Officials created the position of vice provost for diversity and inclusion and hired Terri Harris Reed in 2011, who targeted hiring and retaining diverse faculty. Reed left the University in 2015.

Laguerre-Brown said her office is planning to partner with the University Teaching and Learning Center and with faculty from the Graduate School of Education and Human Development to come up with ways faculty can build curricula that reflect different ethnic, racial and socioeconomic perspectives.

“First and foremost, we want to promote inclusive excellence through education and training for our faculty staff and students,” she said.

The University administered a diversity climate survey to more than 1,000 undergraduate and graduate students on how they felt about diversity on campus in 2015, Laguerre-Brown said.

She said the study found that students were generally satisfied with campus’s diversity, but that the office decided against releasing the survey results because they were finalized shortly before presidential election – and that students’ feelings on diversity shifted after Election Day.

“Then the election happened and there was a tectonic shift on campus in terms of how people were feeling day-to-day. It felt like issuing the survey at a time when things had changed so dramatically was not the right way to go,” Laguerre-Brown said.
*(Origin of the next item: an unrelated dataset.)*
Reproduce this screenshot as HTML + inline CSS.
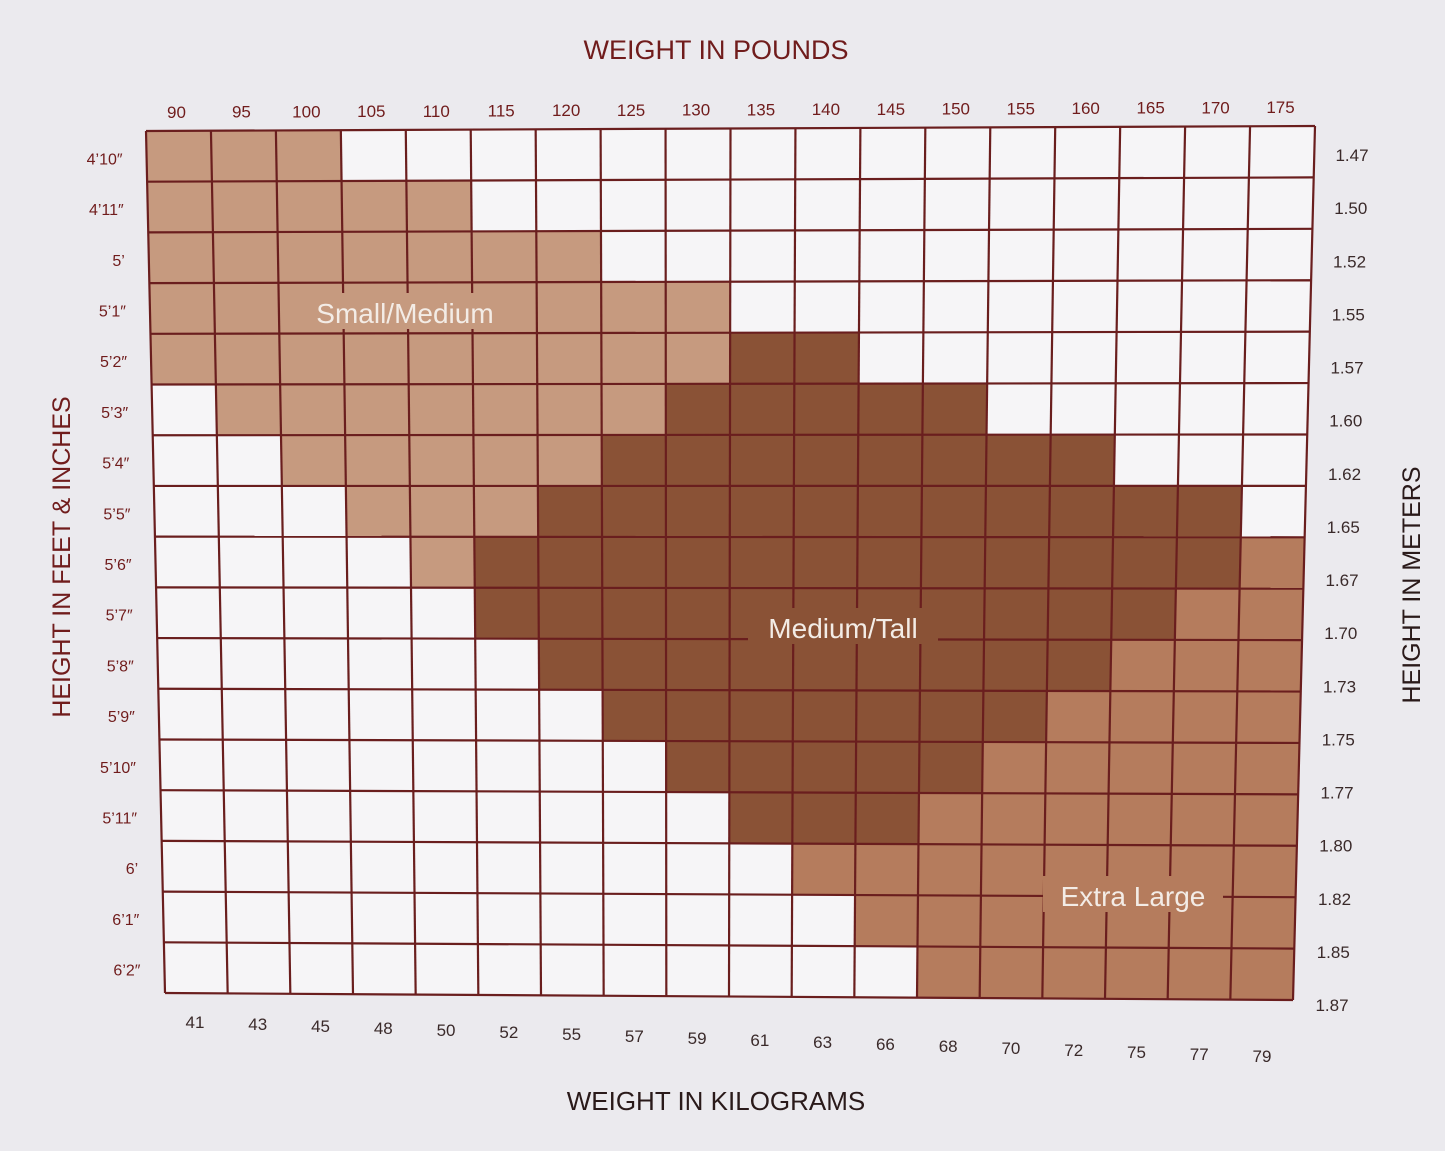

She said there was a “strong disparity” in students’ answers on the survey when asked if faculty include diverse perspectives in class discussions and assignments, which led to the partnership with GSEHD. More than 50 percent of the undergraduate students who responded agreed or strongly agreed that faculty members included diverse perspectives in lessons, but only 20 percent of black students agreed with that statement.

“This was an area of concern and it was part of the impetus for reaching out to GSEHD and to the University teaching and learning center to think through how we might provide resources that would be endorsed by faculty members,” she said.

Although the level of satisfaction with campus diversity varied by demographic groups, a majority of students said they were satisfied with racial and ethnic diversity in 2015. Laguerre-Brown said 81 percent of Asian undergraduate respondents were satisfied with diversity, as were 73 percent of white students, compared to about 63 percent of Latino students and 43 percent of black students.

In 2016, less than 1 percent of students were Native American or Pacific Islander, about 7 percent were Hispanic, roughly 10 percent were Asian or black, about 50 percent were white and about 60 percent were women.

Sen. Imani Ross, CCAS-U, who is the group coordinator for the women of color affinity in District House, said that although the University has made strides in increasing diversity, like with the decision to go test-optional, there is an “extreme lack” of diversity in faculty. The “next step” for diversity and inclusion is for professors to include perspectives inspired by different cultural and socioeconomic experiences in the classroom, she said.

“Faculty diversity is a huge problem, especially if you are a student who wants to reach out to professors and just doesn’t have someone that they know understands their background and some of your experiences,” Ross said. “That doesn’t necessarily mean faculty have to be a person of color but that means faculty and others need to have an understanding that there is an experience beyond theirs.”

Ross said that in her experience as a political science major, she feels American and European politics are emphasized over learning about other countries’ governments.

“There is a lot in politics in most of my classes that we just haven’t touched on but that really speaks to a lot of different cultures,” Ross said.

She added that faculty can better support students when they make the effort to diversify their own knowledge, regardless of their backgrounds.

“I have a teacher that I believe is very culturally competent and she’s a white woman,” Ross said. “I don’t feel unsafe when I go up to talk to her about things because I know that she has a healthy respect and understanding of my experience and where I come from. I don’t get that from every teacher that I have.”